İktidarın kadınlara yönelik baskı ve şiddet politikalarına gözaltı furyaları ile devam ettiğini belirten Buldan, “Türkiye’yi yönetenler biz kadınları gözaltı ve tutuklamalarla korkutmaya çalışıyorlar. Bizleri soruşturma ve fezlekelerle korkutmaya çalışıyorlar. Biz kadınlar onların dertleri olmuşuz. Onların dertleri olmaya kâbusları olmaya devam edeceğiz. Onların saltanatlarını yıkana kadar mücadeleden vazgeçmeyeceğiz. Her fezleke soruşturma tutuklama karşısında kadınlar birlik olacak. Onların zorbalığına karşı çıkacak” diye konuştu.

“ÜÇÜNCÜ YOL MÜMKÜN”

Buldan konuşmasının devamında önümüzdeki dönem uygulayacakları stratejiye de değindi. Türkiye toplumunun üçüncü yolun olduğunu gördüğünü belirten Buldan, “Ankara’da kadın ittifakı olarak, demokrasi ittifakı ile birlikte mesaj verdik. Bu gün buradan haykırıyoruz.  Üçünü yol mümkündür. Türkiye’de yeni bir siyasetin çıkışını başlatıyoruz dedik. Bu ittifakla teklik değil çokluk yönetsin. Tek adam değil çok kadın olsun istiyoruz. Tek başkanlık değil, eş başkanlık olsun istiyoruz. Kadınların birliği bu ülke siyasetine damga vurmalıdır” dedi.
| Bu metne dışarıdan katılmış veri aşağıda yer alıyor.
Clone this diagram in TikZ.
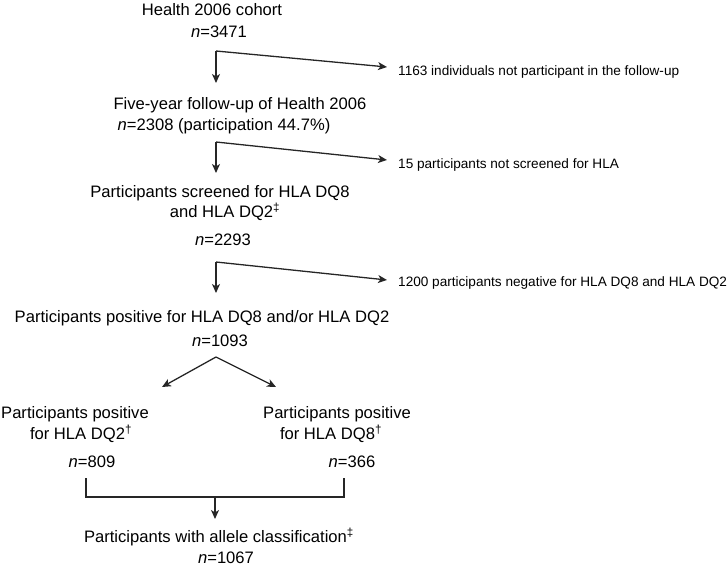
\documentclass[tikz,border=0pt]{standalone}
\usepackage{fontspec}
\setmainfont{Liberation Sans}
\usetikzlibrary{arrows.meta}
\tikzset{
  big/.style={inner sep=0pt, font=\fontsize{16.6}{20}\selectfont},
  small/.style={inner sep=0pt, anchor=west, font=\fontsize{13.6}{16}\selectfont},
  conn/.style={line width=1.3pt, draw=black!85},
  arr/.style={conn, -{Stealth[length=9pt,width=8pt,inset=2.5pt]}}
}
\begin{document}
\begin{tikzpicture}[x=1pt,y=-1pt]
\useasboundingbox (0,0) rectangle (728,567);
% texts
\node[big] (h1) at (212,10) {Health 2006 cohort};
\node[big] (h1n) at (219,32) {\textit{n}=3471};
\node[big] (f1) at (240,105) {Five-year follow-up of Health 2006};
\node[big] (f1n) at (224,126) {\textit{n}=2308 (participation 44.7\%)};
\node[big] (s1) at (220,193) {Participants screened for HLA DQ8};
\node[big] (s2) at (225,212) {and HLA DQ2\textsuperscript{‡}};
\node[big] (s3) at (223,240) {\textit{n}=2293};
\node[big] (p1) at (202,318) {Participants positive for HLA DQ8 and/or HLA DQ2};
\node[big] (p1n) at (220,341) {\textit{n}=1093};
\node[big] (L1) at (75,414) {Participants positive};
\node[big] (L2) at (81,434) {for HLA DQ2\textsuperscript{†}};
\node[big] (Ln) at (92,462) {\textit{n}=809};
\node[big] (R1) at (337,414) {Participants positive};
\node[big] (R2) at (331,434) {for HLA DQ8\textsuperscript{†}};
\node[big] (Rn) at (352,462) {\textit{n}=366};
\node[big] (a1) at (219,537) {Participants with allele classification\textsuperscript{‡}};
\node[big] (a1n) at (226,558) {\textit{n}=1067};
\node[small] (x1) at (398,72) {1163 individuals not participant in the follow-up};
\node[small] (x2) at (398,165) {15 participants not screened for HLA};
\node[small] (x3) at (398,283) {1200 participants negative for HLA DQ8 and HLA DQ2};
% arrow 1
\coordinate (b1) at (216,51);
\coordinate (v1) at (216,83);
\coordinate (e1) at (387,67);
\draw[arr] (b1) -- (v1);
\draw[arr] (b1) -- (e1);
% arrow 2
\coordinate (b2) at (216,142);
\coordinate (v2) at (216,173);
\coordinate (e2) at (387,160);
\draw[arr] (b2) -- (v2);
\draw[arr] (b2) -- (e2);
% arrow 3
\coordinate (b3) at (216,262);
\coordinate (v3) at (216,293);
\coordinate (e3) at (387,280);
\draw[arr] (b3) -- (v3);
\draw[arr] (b3) -- (e3);
% split
\coordinate (ap) at (216,357);
\coordinate (tl) at (162,387);
\coordinate (tr) at (276,387);
\draw[arr] (ap) -- (tl);
\draw[arr] (ap) -- (tr);
% bracket
\coordinate (bl) at (86,478);
\coordinate (br) at (344,478);
\coordinate (bm) at (215,497);
\coordinate (bt) at (215,519);
\draw[conn] (bl) |- (bm) -| (br);
\draw[arr] (bm) -- (bt);
\end{tikzpicture}
\end{document}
Dersim’de kadınlar hesap soruyor: Gülistan nerede?

‘Kadınlar baskılara boyun eğmiyor, yeryüzünün her yerinde direniyor, tarih yazıyor.’
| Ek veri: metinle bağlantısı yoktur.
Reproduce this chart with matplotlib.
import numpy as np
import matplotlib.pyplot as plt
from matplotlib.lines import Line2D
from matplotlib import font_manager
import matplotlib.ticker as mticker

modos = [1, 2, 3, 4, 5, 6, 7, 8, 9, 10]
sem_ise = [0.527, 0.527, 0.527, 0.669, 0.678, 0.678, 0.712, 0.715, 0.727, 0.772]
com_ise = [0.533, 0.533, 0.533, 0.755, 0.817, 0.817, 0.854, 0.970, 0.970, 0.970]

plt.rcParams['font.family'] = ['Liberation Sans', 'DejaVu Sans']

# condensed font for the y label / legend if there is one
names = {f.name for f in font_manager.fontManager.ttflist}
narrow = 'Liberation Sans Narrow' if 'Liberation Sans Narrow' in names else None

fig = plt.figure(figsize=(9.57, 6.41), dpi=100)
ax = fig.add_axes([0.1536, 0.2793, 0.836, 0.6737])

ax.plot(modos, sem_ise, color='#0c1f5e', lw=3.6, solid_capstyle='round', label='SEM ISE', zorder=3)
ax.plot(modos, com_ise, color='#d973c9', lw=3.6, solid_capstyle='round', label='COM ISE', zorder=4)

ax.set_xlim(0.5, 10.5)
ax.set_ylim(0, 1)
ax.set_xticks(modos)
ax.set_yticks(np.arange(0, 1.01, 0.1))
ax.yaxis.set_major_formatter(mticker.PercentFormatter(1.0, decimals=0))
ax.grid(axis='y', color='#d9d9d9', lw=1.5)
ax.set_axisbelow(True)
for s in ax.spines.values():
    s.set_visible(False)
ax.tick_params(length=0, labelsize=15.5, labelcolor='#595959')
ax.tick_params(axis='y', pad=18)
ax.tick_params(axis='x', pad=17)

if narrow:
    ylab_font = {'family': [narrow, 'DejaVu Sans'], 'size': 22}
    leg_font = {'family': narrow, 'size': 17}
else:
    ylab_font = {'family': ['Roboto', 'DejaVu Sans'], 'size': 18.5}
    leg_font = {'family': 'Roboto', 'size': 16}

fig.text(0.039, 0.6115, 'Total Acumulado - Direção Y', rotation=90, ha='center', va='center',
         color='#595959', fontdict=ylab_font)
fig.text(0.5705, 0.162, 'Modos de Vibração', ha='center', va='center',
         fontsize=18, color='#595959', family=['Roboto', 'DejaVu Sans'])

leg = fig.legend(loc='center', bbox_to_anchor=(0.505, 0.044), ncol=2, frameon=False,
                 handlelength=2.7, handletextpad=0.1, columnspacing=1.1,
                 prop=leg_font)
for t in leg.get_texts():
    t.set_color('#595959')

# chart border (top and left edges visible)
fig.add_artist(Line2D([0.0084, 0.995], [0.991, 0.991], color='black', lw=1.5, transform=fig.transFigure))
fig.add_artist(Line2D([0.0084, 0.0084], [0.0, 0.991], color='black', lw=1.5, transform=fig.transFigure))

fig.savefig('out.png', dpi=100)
Dersim Kadın Platformu’nun düzenlediği etkinlikte konuşan Çağla Yolaşan, kadınların yaşamlarına, emeğine, bedenine ve kimliğine sahip çıkarak meydanları doldurduğunu belerterek, iki ayı aşkındır haber alınamayan üniversite öğrencisi Gülistan Doku’nun akıbetini sordu.
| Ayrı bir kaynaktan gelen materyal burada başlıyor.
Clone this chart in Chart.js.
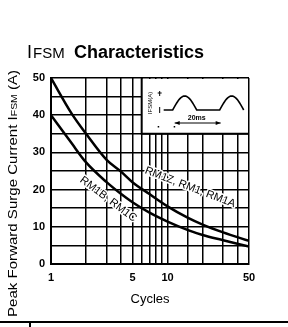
<!DOCTYPE html>
<html>
<head>
<meta charset="utf-8">
<script src="https://cdn.jsdelivr.net/npm/chart.js@4/dist/chart.umd.min.js"></script>
<style>
  html, body { margin: 0; padding: 0; background: #fff; }
  #wrap { width: 288px; height: 327px; }
</style>
</head>
<body>
<div id="wrap"><canvas id="surge" width="288" height="327"></canvas></div>
<script>
// values (cycles vs peak surge current in A)
const cycles = [1, 1.5, 2, 3, 4, 5, 7, 10, 15, 20, 30, 50];
const rm1zAmps = [50, 40.5, 35, 28, 24.8, 22, 18.8, 15.5, 12.4, 10.6, 8.5, 6.2];
const rm1bAmps = [40, 32.5, 27.3, 22, 18.8, 16.6, 13.8, 11.4, 9.1, 7.8, 6.4, 4.7];
const xTickLabels = [1, 5, 10, 50];
const yTickLabels = [0, 10, 20, 30, 40, 50];

const FONT = '"Liberation Sans", Arial, sans-serif';

function toPoints(xs, ys) {
    return xs.map((x, i) => ({ x: x, y: ys[i] }));
}

// text along the curves, anchored in data units
const curveLabels = [
    { text: 'RM1Z, RM1, RM1A', x: 15.6, y: 20.6, angle: 21 },
    { text: 'RM1B, RM1C', x: 3.1, y: 17.4, angle: 37 }
];

const decorations = {
    id: 'decorations',
    afterDatasetsDraw(chart) {
        const ctx = chart.ctx;
        const xs = chart.scales.x;
        const ys = chart.scales.y;
        ctx.save();
        ctx.fillStyle = '#000';
        ctx.strokeStyle = '#000';

        // title
        ctx.textBaseline = 'alphabetic';
        ctx.textAlign = 'left';
        ctx.font = '18px ' + FONT;
        ctx.fillText('I', 27, 58);
        ctx.font = '15px ' + FONT;
        ctx.fillText('FSM', 33, 58);
        ctx.font = 'bold 18px ' + FONT;
        ctx.fillText('Characteristics', 74, 58);

        // y axis title (rotated, drawn in pieces for the small FSM)
        const parts = [
            ['Peak Forward Surge Current I', '13px '],
            ['FSM', '9px '],
            [' (A)', '13px ']
        ];
        let total = 0;
        parts.forEach(p => {
            ctx.font = p[1] + FONT;
            total += ctx.measureText(p[0]).width;
        });
        ctx.save();
        ctx.translate(17, 317);
        ctx.rotate(-Math.PI / 2);
        ctx.scale(247 / total, 1);
        ctx.textBaseline = 'alphabetic';
        let px = 0;
        parts.forEach(p => {
            ctx.font = p[1] + FONT;
            ctx.fillText(p[0], px, 0);
            px += ctx.measureText(p[0]).width;
        });
        ctx.restore();

        // x axis title
        ctx.font = '13px ' + FONT;
        ctx.textAlign = 'center';
        ctx.textBaseline = 'middle';
        ctx.fillText('Cycles', (chart.chartArea.left + chart.chartArea.right) / 2, 299);

        // inset box with the surge waveform
        const bx = xs.getPixelForValue(6);
        const by = ys.getPixelForValue(35);
        const top = chart.chartArea.top;
        const right = chart.chartArea.right;
        ctx.fillStyle = '#fff';
        ctx.fillRect(bx, top + 1, right - bx - 1, by - top - 1);
        ctx.fillStyle = '#000';
        ctx.lineWidth = 2;
        ctx.beginPath();
        ctx.moveTo(bx, top);
        ctx.lineTo(bx, by);
        ctx.lineTo(right, by);
        ctx.stroke();

        ctx.save();
        ctx.translate(bx + 9, top + 25);
        ctx.rotate(-Math.PI / 2);
        ctx.font = '6px ' + FONT;
        ctx.textAlign = 'center';
        ctx.textBaseline = 'middle';
        ctx.fillText('IFSM(A)', 0, 0);
        ctx.restore();

        ctx.lineWidth = 1;
        ctx.beginPath();
        ctx.moveTo(bx + 18, top + 13); ctx.lineTo(bx + 18, top + 18);
        ctx.moveTo(bx + 18, top + 29); ctx.lineTo(bx + 18, top + 35);
        ctx.moveTo(bx + 16, top + 15); ctx.lineTo(bx + 20, top + 15);
        ctx.stroke();

        const base = top + 32;
        const peak = top + 18;
        ctx.lineWidth = 1.6;
        ctx.beginPath();
        ctx.moveTo(bx + 22, base);
        ctx.lineTo(bx + 31, base);
        for (let t = 0; t <= 24; t++) {
            ctx.lineTo(bx + 31 + t, base - (base - peak) * Math.sin(Math.PI * t / 24));
        }
        ctx.lineTo(bx + 78, base);
        for (let t = 0; t <= 24; t++) {
            ctx.lineTo(bx + 78 + t, base - (base - peak) * Math.sin(Math.PI * t / 24));
        }
        ctx.stroke();

        ctx.font = 'bold 7px ' + FONT;
        ctx.textAlign = 'center';
        ctx.textBaseline = 'middle';
        ctx.fillText('20ms', bx + 55, top + 40);
        ctx.lineWidth = 1;
        const ay = top + 45;
        ctx.beginPath();
        ctx.moveTo(bx + 33, ay); ctx.lineTo(bx + 79, ay);
        ctx.stroke();
        ctx.beginPath();
        ctx.moveTo(bx + 33, ay); ctx.lineTo(bx + 38, ay - 2); ctx.lineTo(bx + 38, ay + 2); ctx.closePath();
        ctx.moveTo(bx + 79, ay); ctx.lineTo(bx + 74, ay - 2); ctx.lineTo(bx + 74, ay + 2); ctx.closePath();
        ctx.fill();
        ctx.fillRect(bx + 16, top + 48, 1.5, 1.5);
        ctx.fillRect(bx + 32, top + 48, 1.5, 1.5);

        // curve labels, white halo so grid lines break behind them
        ctx.font = '11px ' + FONT;
        ctx.textAlign = 'center';
        ctx.textBaseline = 'middle';
        ctx.lineJoin = 'round';
        curveLabels.forEach(l => {
            ctx.save();
            ctx.translate(xs.getPixelForValue(l.x), ys.getPixelForValue(l.y));
            ctx.rotate(l.angle * Math.PI / 180);
            ctx.strokeStyle = '#fff';
            ctx.lineWidth = 3;
            ctx.strokeText(l.text, 0, 0);
            ctx.fillText(l.text, 0, 0);
            ctx.restore();
        });

        // page rule at the bottom
        ctx.strokeStyle = '#000';
        ctx.lineWidth = 2;
        ctx.beginPath();
        ctx.moveTo(0, 322); ctx.lineTo(288, 322);
        ctx.moveTo(30, 322); ctx.lineTo(30, 327);
        ctx.stroke();

        ctx.restore();
    }
};

new Chart(document.getElementById('surge'), {
    type: 'line',
    data: {
        datasets: [
            {
                label: 'RM1Z, RM1, RM1A',
                data: toPoints(cycles, rm1zAmps),
                borderColor: '#000',
                borderWidth: 2.5,
                pointRadius: 0,
                cubicInterpolationMode: 'monotone',
                fill: false
            },
            {
                label: 'RM1B, RM1C',
                data: toPoints(cycles, rm1bAmps),
                borderColor: '#000',
                borderWidth: 2.5,
                pointRadius: 0,
                cubicInterpolationMode: 'monotone',
                fill: false
            }
        ]
    },
    options: {
        responsive: false,
        animation: false,
        layout: { padding: { top: 78, right: 39, left: 0, bottom: 0 } },
        plugins: {
            legend: { display: false },
            tooltip: { enabled: false }
        },
        scales: {
            x: {
                type: 'logarithmic',
                min: 1,
                max: 50,
                afterFit: scale => { scale.height = 63; },
                grid: { color: '#000', lineWidth: 1.5, drawTicks: false },
                border: { color: '#000', width: 2 },
                ticks: {
                    autoSkip: false,
                    maxRotation: 0,
                    padding: 7,
                    color: '#000',
                    font: { family: FONT, size: 11, weight: 'bold' },
                    callback: value => xTickLabels.includes(value) ? String(value) : ''
                }
            },
            y: {
                min: 0,
                max: 50,
                afterFit: scale => { scale.width = 51; },
                grid: { color: '#000', lineWidth: 1.5, drawTicks: false },
                border: { color: '#000', width: 2 },
                ticks: {
                    stepSize: 5,
                    padding: 6,
                    color: '#000',
                    font: { family: FONT, size: 11, weight: 'bold' },
                    callback: value => yTickLabels.includes(value) ? String(value) : ''
                }
            }
        }
    },
    plugins: [decorations]
});
</script>
</body>
</html>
Dersim Kadın Platformu, 8 Mart Dünya Kadınlar Günü kapsamında sanat sokağında yürüyüş düzenledi. Rengarenk kıyafetleri ve talepleriyle Seyit Rıza Meydanı’nda bir araya gelen kadınlar, “Krize, katliamlara ve şiddete karşı yaşam için direnişi,  eşitlik için mücadeleyi büyütelim” pankartı arkasında toplandı. “Cinsiyet bedende değil beyanda”, “Fabrikalardan sokaklara zaferi kadınlar getirecek” ve kayıp Munzur Üniversitesi üniversite öğrencisi Gülistan Doku’nun fotoğrafının olduğu “Gülistan Doku nerede” yazılı dövizler taşınırken, “Yaşasın kadın dayanışması”, “Jin jiyan azadî” sloganları atıldı. Şarkılar eşliğinde kısa bir halayın ardından platform adına Çağla Yolaşan basın açıklamasını okudu.

KADIN İNKARLARINA KARŞI DİRENİŞ 

Yağma, talan, aşırı kar hırsı, ekosistemin yok edecek bir düzeye ulaştığını söyleyen Yolaşan, eşitsizlik, işsizlik, yoksulluk, açlık, savaş, göç ve ölümlerin akıl almaz boyutlarda olduğunu belirtti. Buna karşı, yoksul halkların, emekçilerin, kadınların, gençlerin “Bu böyle gitmez” diyerek haykırdığını ifade eden Yolaşan,” Kadınlar baskılara boyun eğmiyor, yeryüzünün her yerinde direniyor, tarih yazıyor. Yaşamlarına, emeğine, bedenine, kimliğine sahip çıkıyor, meydanları dolduruyor. Şiddete, tacize, tecavüze, cinsiyetçiliğe, eşitsizliğe, ırkçılığa ve kadınların inkarına yönelik politikalara karşı özgün, yeni ve yaratıcı direnişlerini birbiriyle buluşturuyor. Şili’de başlayan ve dünyanın her yerinden milyonlarca kadının eşlik ettiği, asıl failin yüzüne ‘katil, tecavüzcü sensin’ diye haykıran Lastesis dansımızda olduğu gibi iktidarlarını sürdürmek isteyenlere büyük korku salıyor “dedi.

‘BİRİLERİ KORUNUYOR MU?’

Yolaşan, üniversite öğrencisi Gülistan Doku’nun kaybolmasıyla birlikte üniversitedeki genç kadınların şiddet, taciz, tecavüz, yoksulluk sarmalında sıkıştırılmak istendiğini vurguladı. Gülistan Doku olayının üniversitedeki genç kadınların çığlığı olduğunu söyleyen Yolaşan, “Gülistan tüm ülkede öldürülen, alıkonulan, intihara sürüklenen, öldürülüp de intihar süsü verilen kadınların sembolü oldu. Zainal Abakarov ve ailesi hakkında hiçbir kovuşturma yürütülmeden olayın hemen ardından ‘tatil’ amaçlı başka bir ile gönderilmesini doğru bulmazken bir de aile dün evi taşımaya gelmiştir. Bu davada birileri korunuyor mu sorusunu ortadan kaldırmak için daha geniş bir soruşturma yürütülmelidir. Karanlık çağın yasası olarak dayatılan eşitsizliğe karşı, yaşamın eşit ve özgür kurulacağı bir gelecek için tarihin çarkını mücadeleleri ile devindiren emekçi kadınlara selam olsun” diye konuştu.

Konuşmanın ardından kadınlar davul ve erbaneler eşliğinde halay çekti.